→ **Challenge**: Transcribe, verbatim, every line from the start of the entries through the line that contains "ax.axis_line_width = 1.5"; include both boundary lines and omit all others.

►

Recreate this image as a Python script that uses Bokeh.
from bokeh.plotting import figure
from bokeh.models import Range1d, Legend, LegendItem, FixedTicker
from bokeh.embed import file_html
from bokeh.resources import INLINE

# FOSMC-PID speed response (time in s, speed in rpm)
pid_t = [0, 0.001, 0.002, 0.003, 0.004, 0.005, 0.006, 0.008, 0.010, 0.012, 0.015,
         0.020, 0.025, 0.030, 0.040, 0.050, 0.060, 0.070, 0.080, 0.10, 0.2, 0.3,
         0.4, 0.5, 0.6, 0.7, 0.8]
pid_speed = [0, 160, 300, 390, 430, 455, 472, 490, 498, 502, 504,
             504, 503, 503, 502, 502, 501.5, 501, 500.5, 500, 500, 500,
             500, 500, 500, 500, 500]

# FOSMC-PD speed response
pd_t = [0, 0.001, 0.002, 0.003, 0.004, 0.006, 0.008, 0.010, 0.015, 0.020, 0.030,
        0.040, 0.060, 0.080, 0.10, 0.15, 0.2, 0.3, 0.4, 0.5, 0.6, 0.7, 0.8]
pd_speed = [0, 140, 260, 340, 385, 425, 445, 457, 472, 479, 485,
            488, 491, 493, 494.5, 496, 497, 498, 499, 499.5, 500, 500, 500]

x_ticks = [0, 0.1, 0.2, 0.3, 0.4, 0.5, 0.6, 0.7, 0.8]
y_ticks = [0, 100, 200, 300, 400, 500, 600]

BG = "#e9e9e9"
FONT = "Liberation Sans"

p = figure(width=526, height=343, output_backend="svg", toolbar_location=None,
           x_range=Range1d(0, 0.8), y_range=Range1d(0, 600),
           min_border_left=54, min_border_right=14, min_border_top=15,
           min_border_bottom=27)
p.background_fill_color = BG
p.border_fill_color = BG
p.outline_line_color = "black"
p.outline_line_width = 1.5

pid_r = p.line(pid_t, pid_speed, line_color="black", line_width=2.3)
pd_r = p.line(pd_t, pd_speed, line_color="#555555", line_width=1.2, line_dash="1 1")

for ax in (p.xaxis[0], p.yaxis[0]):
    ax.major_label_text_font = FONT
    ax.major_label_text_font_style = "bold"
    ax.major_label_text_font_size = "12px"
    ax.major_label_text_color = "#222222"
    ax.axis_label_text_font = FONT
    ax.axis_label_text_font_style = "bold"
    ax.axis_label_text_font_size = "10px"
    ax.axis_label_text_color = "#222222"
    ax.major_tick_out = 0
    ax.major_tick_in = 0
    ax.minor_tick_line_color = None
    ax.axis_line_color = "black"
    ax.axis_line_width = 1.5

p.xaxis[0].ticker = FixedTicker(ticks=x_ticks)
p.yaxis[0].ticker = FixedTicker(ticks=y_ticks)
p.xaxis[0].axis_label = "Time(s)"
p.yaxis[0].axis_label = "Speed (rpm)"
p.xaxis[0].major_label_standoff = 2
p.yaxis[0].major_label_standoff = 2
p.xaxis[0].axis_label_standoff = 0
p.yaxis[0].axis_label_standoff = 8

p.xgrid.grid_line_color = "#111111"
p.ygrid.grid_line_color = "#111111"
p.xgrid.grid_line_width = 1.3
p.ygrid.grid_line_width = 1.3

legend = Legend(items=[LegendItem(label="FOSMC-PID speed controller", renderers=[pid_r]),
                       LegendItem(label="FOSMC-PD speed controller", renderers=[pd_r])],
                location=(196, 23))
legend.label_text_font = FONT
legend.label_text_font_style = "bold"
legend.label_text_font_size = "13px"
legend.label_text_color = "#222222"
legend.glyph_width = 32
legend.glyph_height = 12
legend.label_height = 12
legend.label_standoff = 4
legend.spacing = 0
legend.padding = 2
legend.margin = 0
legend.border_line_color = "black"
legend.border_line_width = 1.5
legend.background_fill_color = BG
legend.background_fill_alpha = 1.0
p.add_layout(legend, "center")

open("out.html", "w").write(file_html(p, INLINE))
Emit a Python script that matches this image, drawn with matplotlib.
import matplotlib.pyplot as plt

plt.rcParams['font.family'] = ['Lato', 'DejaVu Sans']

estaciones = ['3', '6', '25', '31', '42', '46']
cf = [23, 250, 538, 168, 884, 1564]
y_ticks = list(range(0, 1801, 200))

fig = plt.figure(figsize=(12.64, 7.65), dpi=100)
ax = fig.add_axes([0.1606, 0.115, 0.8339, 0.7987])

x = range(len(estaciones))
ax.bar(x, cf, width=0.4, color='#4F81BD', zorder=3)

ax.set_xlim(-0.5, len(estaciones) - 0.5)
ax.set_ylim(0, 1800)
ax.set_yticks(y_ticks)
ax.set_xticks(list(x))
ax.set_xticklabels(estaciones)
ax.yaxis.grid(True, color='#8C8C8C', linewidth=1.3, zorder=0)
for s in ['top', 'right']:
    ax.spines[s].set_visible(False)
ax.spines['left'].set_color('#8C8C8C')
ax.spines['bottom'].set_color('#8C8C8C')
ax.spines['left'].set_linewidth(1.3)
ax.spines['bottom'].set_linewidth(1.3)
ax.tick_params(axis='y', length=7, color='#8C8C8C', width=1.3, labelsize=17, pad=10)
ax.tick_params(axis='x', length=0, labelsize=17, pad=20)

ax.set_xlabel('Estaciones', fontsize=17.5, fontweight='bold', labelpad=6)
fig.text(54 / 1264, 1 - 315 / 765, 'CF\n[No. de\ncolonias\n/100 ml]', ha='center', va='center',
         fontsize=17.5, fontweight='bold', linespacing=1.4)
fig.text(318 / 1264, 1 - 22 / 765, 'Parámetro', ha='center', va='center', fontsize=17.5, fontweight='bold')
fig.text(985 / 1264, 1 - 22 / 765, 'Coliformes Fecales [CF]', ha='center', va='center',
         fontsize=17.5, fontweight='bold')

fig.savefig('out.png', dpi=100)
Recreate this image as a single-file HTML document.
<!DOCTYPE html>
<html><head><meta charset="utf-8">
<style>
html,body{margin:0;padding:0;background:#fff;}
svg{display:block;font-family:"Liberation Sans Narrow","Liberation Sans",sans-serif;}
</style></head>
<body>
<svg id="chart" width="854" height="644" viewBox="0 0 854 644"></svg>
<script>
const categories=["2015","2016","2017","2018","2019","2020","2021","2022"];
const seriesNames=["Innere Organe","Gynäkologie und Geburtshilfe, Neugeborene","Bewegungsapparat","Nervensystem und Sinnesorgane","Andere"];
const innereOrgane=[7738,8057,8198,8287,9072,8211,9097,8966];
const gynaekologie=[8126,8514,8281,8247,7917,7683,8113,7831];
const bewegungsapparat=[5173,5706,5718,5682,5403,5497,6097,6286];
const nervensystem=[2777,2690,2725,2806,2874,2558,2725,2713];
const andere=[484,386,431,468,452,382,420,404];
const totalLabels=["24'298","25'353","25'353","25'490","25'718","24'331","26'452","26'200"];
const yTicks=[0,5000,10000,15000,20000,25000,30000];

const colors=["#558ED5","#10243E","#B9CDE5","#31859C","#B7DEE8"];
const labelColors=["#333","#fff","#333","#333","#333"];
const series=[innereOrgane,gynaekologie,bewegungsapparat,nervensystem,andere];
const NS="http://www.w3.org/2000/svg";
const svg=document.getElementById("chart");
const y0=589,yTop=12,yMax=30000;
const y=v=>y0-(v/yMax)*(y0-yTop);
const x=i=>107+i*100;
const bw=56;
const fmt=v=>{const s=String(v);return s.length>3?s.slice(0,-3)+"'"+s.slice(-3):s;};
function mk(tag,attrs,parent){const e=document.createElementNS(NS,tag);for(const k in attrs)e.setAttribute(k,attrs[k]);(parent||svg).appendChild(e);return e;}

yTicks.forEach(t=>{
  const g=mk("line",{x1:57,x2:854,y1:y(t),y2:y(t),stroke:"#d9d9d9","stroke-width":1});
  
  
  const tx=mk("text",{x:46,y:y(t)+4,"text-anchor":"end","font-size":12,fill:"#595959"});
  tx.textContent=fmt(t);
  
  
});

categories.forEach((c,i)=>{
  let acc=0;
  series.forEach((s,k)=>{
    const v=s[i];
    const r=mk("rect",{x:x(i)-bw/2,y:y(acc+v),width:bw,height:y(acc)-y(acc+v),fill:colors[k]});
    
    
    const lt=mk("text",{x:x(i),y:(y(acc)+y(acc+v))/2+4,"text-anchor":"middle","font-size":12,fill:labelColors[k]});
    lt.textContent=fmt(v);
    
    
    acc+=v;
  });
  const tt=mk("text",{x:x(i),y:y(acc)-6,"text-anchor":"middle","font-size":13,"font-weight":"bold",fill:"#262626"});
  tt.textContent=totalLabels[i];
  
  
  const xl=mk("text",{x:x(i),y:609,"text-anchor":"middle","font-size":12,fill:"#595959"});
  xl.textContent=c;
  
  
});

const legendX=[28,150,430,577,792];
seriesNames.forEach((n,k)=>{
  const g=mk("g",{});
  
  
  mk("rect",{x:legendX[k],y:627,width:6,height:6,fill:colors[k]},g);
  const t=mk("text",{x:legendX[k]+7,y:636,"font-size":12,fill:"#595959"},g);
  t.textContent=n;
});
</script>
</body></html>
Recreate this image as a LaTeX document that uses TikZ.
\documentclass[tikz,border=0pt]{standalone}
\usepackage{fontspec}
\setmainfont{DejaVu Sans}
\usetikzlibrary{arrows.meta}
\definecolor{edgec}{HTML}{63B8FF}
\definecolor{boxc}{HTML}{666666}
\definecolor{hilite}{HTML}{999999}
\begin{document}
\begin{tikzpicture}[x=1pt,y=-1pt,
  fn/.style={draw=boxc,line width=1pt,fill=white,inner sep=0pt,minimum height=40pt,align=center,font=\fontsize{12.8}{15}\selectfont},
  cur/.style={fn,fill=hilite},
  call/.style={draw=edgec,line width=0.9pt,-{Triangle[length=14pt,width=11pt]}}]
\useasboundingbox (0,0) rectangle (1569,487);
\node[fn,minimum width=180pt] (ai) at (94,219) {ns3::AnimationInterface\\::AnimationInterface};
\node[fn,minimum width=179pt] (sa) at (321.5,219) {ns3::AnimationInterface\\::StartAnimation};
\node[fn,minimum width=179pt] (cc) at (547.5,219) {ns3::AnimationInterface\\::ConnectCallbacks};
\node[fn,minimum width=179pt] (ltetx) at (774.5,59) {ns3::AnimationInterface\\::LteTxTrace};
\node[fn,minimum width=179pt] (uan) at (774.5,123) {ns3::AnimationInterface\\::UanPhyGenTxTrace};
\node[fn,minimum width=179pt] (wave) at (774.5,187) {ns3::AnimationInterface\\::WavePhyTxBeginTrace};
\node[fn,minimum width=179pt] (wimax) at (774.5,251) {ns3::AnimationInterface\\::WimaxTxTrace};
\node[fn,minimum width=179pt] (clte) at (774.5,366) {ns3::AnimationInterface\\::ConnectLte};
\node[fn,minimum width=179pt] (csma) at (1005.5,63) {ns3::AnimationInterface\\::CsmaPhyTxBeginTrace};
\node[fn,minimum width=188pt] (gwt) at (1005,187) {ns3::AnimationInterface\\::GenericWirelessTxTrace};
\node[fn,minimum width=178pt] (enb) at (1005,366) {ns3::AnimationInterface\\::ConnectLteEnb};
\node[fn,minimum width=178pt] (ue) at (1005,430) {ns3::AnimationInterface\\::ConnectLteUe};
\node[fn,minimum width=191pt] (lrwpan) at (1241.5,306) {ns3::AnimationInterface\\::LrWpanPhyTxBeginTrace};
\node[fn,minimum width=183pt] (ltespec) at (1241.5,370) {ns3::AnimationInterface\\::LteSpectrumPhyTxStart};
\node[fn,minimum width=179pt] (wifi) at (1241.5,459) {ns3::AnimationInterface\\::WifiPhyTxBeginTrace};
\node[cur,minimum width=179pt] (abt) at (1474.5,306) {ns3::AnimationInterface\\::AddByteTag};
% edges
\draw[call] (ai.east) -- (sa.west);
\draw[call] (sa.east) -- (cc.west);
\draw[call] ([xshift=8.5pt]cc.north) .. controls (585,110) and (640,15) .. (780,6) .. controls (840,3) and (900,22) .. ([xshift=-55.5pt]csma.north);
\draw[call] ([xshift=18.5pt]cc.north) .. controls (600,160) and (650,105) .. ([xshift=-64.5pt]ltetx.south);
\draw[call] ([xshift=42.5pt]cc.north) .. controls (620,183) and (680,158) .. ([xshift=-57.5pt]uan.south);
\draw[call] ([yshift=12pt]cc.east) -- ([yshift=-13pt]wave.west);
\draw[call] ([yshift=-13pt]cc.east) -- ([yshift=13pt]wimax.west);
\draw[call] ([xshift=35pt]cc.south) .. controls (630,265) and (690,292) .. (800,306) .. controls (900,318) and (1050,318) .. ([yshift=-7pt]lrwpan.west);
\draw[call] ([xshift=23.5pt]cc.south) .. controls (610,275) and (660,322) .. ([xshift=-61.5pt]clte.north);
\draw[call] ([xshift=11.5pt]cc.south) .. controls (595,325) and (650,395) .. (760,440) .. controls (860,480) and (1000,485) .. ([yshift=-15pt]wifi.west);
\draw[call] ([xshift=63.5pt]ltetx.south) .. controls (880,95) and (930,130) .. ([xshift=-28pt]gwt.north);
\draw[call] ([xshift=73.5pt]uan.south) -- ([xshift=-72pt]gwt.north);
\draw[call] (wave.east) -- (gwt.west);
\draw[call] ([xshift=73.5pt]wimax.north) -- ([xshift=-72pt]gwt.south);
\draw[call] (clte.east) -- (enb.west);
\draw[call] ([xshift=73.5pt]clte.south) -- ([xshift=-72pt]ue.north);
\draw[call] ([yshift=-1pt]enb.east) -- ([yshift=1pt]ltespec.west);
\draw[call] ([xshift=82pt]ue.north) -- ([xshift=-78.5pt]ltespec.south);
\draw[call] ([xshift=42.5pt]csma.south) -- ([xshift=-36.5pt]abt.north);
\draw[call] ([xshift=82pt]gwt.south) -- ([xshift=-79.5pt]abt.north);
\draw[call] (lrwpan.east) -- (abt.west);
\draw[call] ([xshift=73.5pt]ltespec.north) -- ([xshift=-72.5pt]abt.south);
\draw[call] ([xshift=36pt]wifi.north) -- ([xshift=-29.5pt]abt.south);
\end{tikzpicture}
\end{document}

◄

→ **Full solution**:
Recreate this image as a Python script that uses Bokeh.
from bokeh.plotting import figure
from bokeh.models import Range1d, Legend, LegendItem, FixedTicker
from bokeh.embed import file_html
from bokeh.resources import INLINE

# FOSMC-PID speed response (time in s, speed in rpm)
pid_t = [0, 0.001, 0.002, 0.003, 0.004, 0.005, 0.006, 0.008, 0.010, 0.012, 0.015,
         0.020, 0.025, 0.030, 0.040, 0.050, 0.060, 0.070, 0.080, 0.10, 0.2, 0.3,
         0.4, 0.5, 0.6, 0.7, 0.8]
pid_speed = [0, 160, 300, 390, 430, 455, 472, 490, 498, 502, 504,
             504, 503, 503, 502, 502, 501.5, 501, 500.5, 500, 500, 500,
             500, 500, 500, 500, 500]

# FOSMC-PD speed response
pd_t = [0, 0.001, 0.002, 0.003, 0.004, 0.006, 0.008, 0.010, 0.015, 0.020, 0.030,
        0.040, 0.060, 0.080, 0.10, 0.15, 0.2, 0.3, 0.4, 0.5, 0.6, 0.7, 0.8]
pd_speed = [0, 140, 260, 340, 385, 425, 445, 457, 472, 479, 485,
            488, 491, 493, 494.5, 496, 497, 498, 499, 499.5, 500, 500, 500]

x_ticks = [0, 0.1, 0.2, 0.3, 0.4, 0.5, 0.6, 0.7, 0.8]
y_ticks = [0, 100, 200, 300, 400, 500, 600]

BG = "#e9e9e9"
FONT = "Liberation Sans"

p = figure(width=526, height=343, output_backend="svg", toolbar_location=None,
           x_range=Range1d(0, 0.8), y_range=Range1d(0, 600),
           min_border_left=54, min_border_right=14, min_border_top=15,
           min_border_bottom=27)
p.background_fill_color = BG
p.border_fill_color = BG
p.outline_line_color = "black"
p.outline_line_width = 1.5

pid_r = p.line(pid_t, pid_speed, line_color="black", line_width=2.3)
pd_r = p.line(pd_t, pd_speed, line_color="#555555", line_width=1.2, line_dash="1 1")

for ax in (p.xaxis[0], p.yaxis[0]):
    ax.major_label_text_font = FONT
    ax.major_label_text_font_style = "bold"
    ax.major_label_text_font_size = "12px"
    ax.major_label_text_color = "#222222"
    ax.axis_label_text_font = FONT
    ax.axis_label_text_font_style = "bold"
    ax.axis_label_text_font_size = "10px"
    ax.axis_label_text_color = "#222222"
    ax.major_tick_out = 0
    ax.major_tick_in = 0
    ax.minor_tick_line_color = None
    ax.axis_line_color = "black"
    ax.axis_line_width = 1.5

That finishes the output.